:: STATED TASK ::
Set the lines down again exactly, first line through the line that contains "15.86, 2.14, 7.42]", with no pictures.

:: DATA BLOCK ::
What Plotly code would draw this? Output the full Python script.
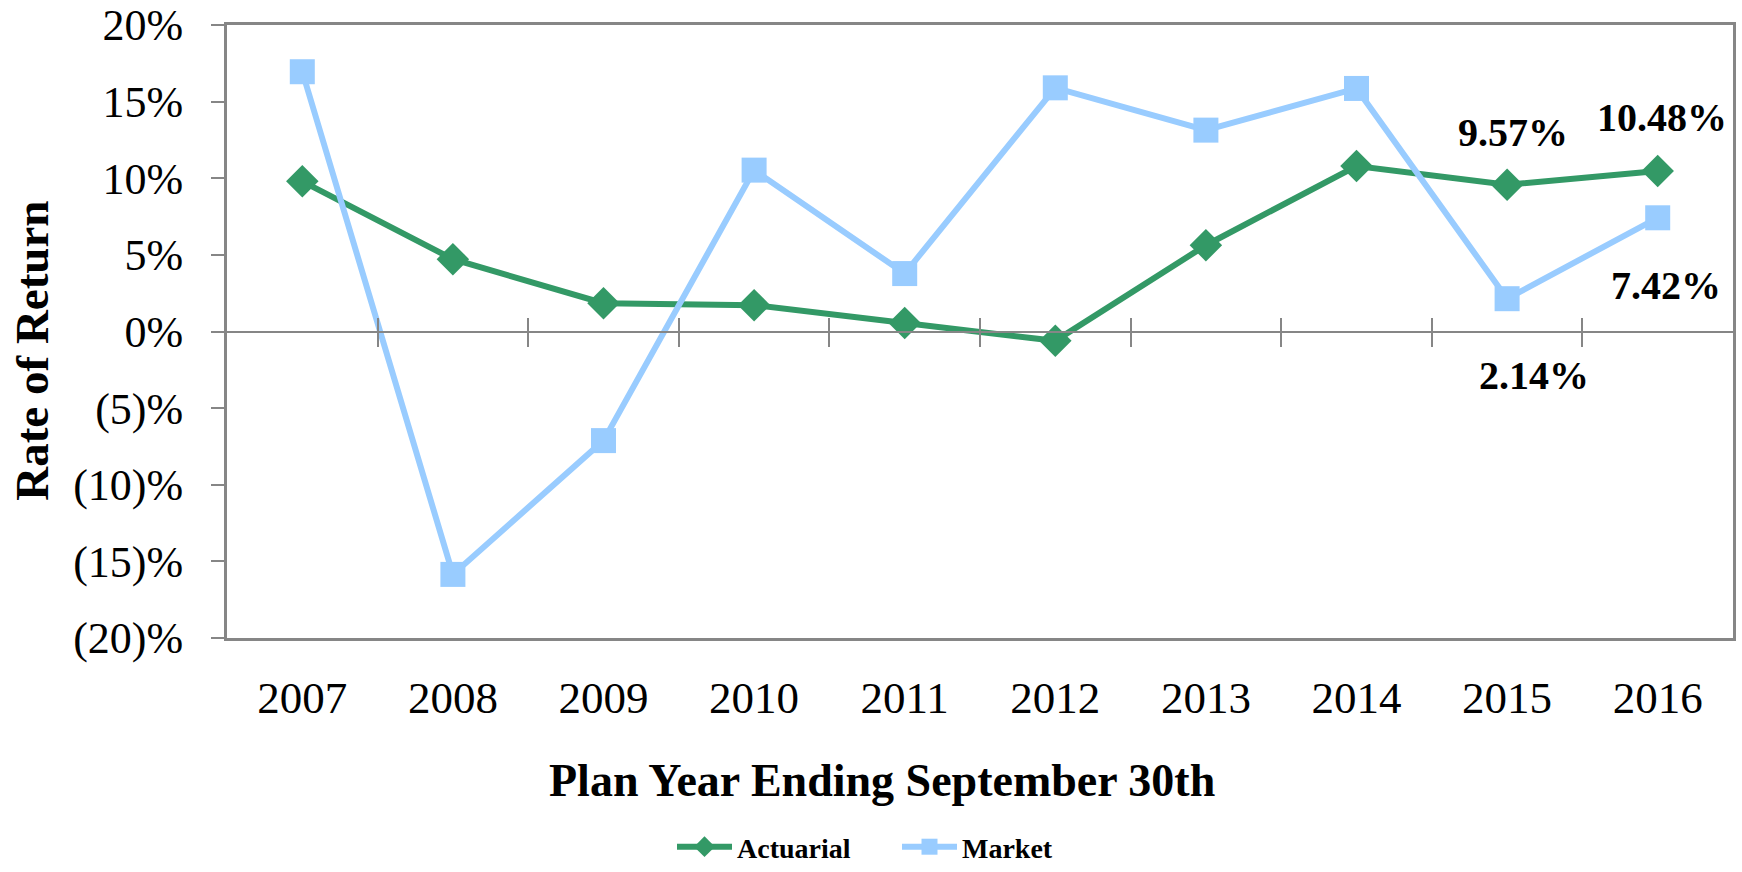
import plotly.graph_objects as go

# ── Data ─────────────────────────────────────────────
YEARS = [2007, 2008, 2009, 2010, 2011, 2012, 2013, 2014, 2015, 2016]
ACTUARIAL = [9.8, 4.72, 1.85, 1.72, 0.55, -0.61, 5.63, 10.8, 9.57, 10.48]
MARKET = [16.95, -15.85, -7.12, 10.53, 3.78, 15.9, 13.14, 15.86, 2.14, 7.42]

Y_TICKS = [20, 15, 10, 5, 0, -5, -10, -15, -20]
Y_TICK_TEXT = ["20%", "15%", "10%", "5%", "0%", "(5)%", "(10)%", "(15)%", "(20)%"]

GREEN = "#339966"
BLUE = "#99CCFF"
GRAY = "#868686"
FONT = "Liberation Serif"

fig = go.Figure()

fig.add_trace(go.Scatter(
    x=YEARS, y=ACTUARIAL, name="Actuarial", mode="lines+markers",
    line=dict(color=GREEN, width=6),
    marker=dict(symbol="diamond", size=25, color=GREEN),
))
fig.add_trace(go.Scatter(
    x=YEARS, y=MARKET, name="Market", mode="lines+markers",
    line=dict(color=BLUE, width=6),
    marker=dict(symbol="square", size=25, color=BLUE),
))

# labels on the last two years
labels = [
    (YEARS[8], ACTUARIAL[8], 6, 52),
    (YEARS[9], ACTUARIAL[9], 4, 53),
    (YEARS[8], MARKET[8], 27, -77),
    (YEARS[9], MARKET[9], 8, -68),
]
for x, y, dx, dy in labels:
    fig.add_annotation(
        x=x, y=y, text=f"<b>{y:.2f}%</b>", showarrow=False,
        xshift=dx, yshift=dy, font=dict(family=FONT, size=40, color="black"),
    )

xr = [YEARS[0] - 0.5, YEARS[-1] + 0.5]
bounds = [y + 0.5 for y in YEARS[:-1]]
zero_pos = (0 - Y_TICKS[-1]) / (Y_TICKS[0] - Y_TICKS[-1])

fig.update_layout(
    width=1742, height=872,
    paper_bgcolor="white", plot_bgcolor="white",
    margin=dict(l=227, r=9, t=25, b=234),
    font=dict(family=FONT, color="black"),
    xaxis=dict(
        range=xr, tickvals=YEARS, ticktext=[str(y) for y in YEARS],
        showgrid=False, zeroline=False, ticks="", automargin=False,
        showline=True, mirror=True, linecolor=GRAY, linewidth=3,
        tickfont=dict(family=FONT, size=45), ticklabelstandoff=18,
    ),
    xaxis2=dict(
        range=xr, overlaying="x", anchor="free", position=zero_pos,
        tickvals=bounds, showticklabels=False, ticks="outside", ticklen=14,
        tickwidth=2, tickcolor=GRAY, showline=True, linecolor=GRAY, linewidth=2,
        showgrid=False, zeroline=False, automargin=False,
    ),
    xaxis3=dict(
        range=xr, overlaying="x", anchor="free", position=zero_pos,
        tickvals=bounds, showticklabels=False, ticks="inside", ticklen=14,
        tickwidth=2, tickcolor=GRAY, showline=False,
        showgrid=False, zeroline=False, automargin=False,
    ),
    yaxis=dict(
        range=[Y_TICKS[-1], Y_TICKS[0]], tickvals=Y_TICKS, ticktext=Y_TICK_TEXT,
        showgrid=False, zeroline=False, automargin=False,
        ticks="outside", ticklen=13, tickwidth=2, tickcolor=GRAY,
        showline=True, mirror=True, linecolor=GRAY, linewidth=3,
        tickfont=dict(family=FONT, size=44), ticklabelstandoff=19,
    ),
    showlegend=True,
    legend=dict(
        orientation="h", xref="container", yref="container",
        x=(672 / 1742), y=-0.008, xanchor="left", yanchor="bottom",
        font=dict(family=FONT, size=28, color="black", weight="bold"),
        itemwidth=55, entrywidth=155,
        bgcolor="rgba(0,0,0,0)",
    ),
)

# make the overlay axes render (they carry no traces)
fig.add_trace(go.Scatter(x=[], y=[], xaxis="x2", showlegend=False, hoverinfo="skip"))
fig.add_trace(go.Scatter(x=[], y=[], xaxis="x3", showlegend=False, hoverinfo="skip"))

fig.add_annotation(
    x=(882 - 227) / 1506, y=-0.233, xref="paper", yref="paper",
    text="<b>Plan Year Ending September 30th</b>", showarrow=False,
    font=dict(family=FONT, size=46), xanchor="center", yanchor="middle",
)
fig.add_annotation(
    x=-0.130, y=0.469, xref="paper", yref="paper", textangle=-90,
    text="<b>Rate of Return</b>", showarrow=False,
    font=dict(family=FONT, size=47), xanchor="center", yanchor="middle",
)

fig.write_html(
    "out.html",
    config={"displayModeBar": False},
    post_script="document.body.style.margin='0';",
)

:: RESULT ::
What Plotly code would draw this? Output the full Python script.
import plotly.graph_objects as go

# ── Data ─────────────────────────────────────────────
YEARS = [2007, 2008, 2009, 2010, 2011, 2012, 2013, 2014, 2015, 2016]
ACTUARIAL = [9.8, 4.72, 1.85, 1.72, 0.55, -0.61, 5.63, 10.8, 9.57, 10.48]
MARKET = [16.95, -15.85, -7.12, 10.53, 3.78, 15.9, 13.14, 15.86, 2.14, 7.42]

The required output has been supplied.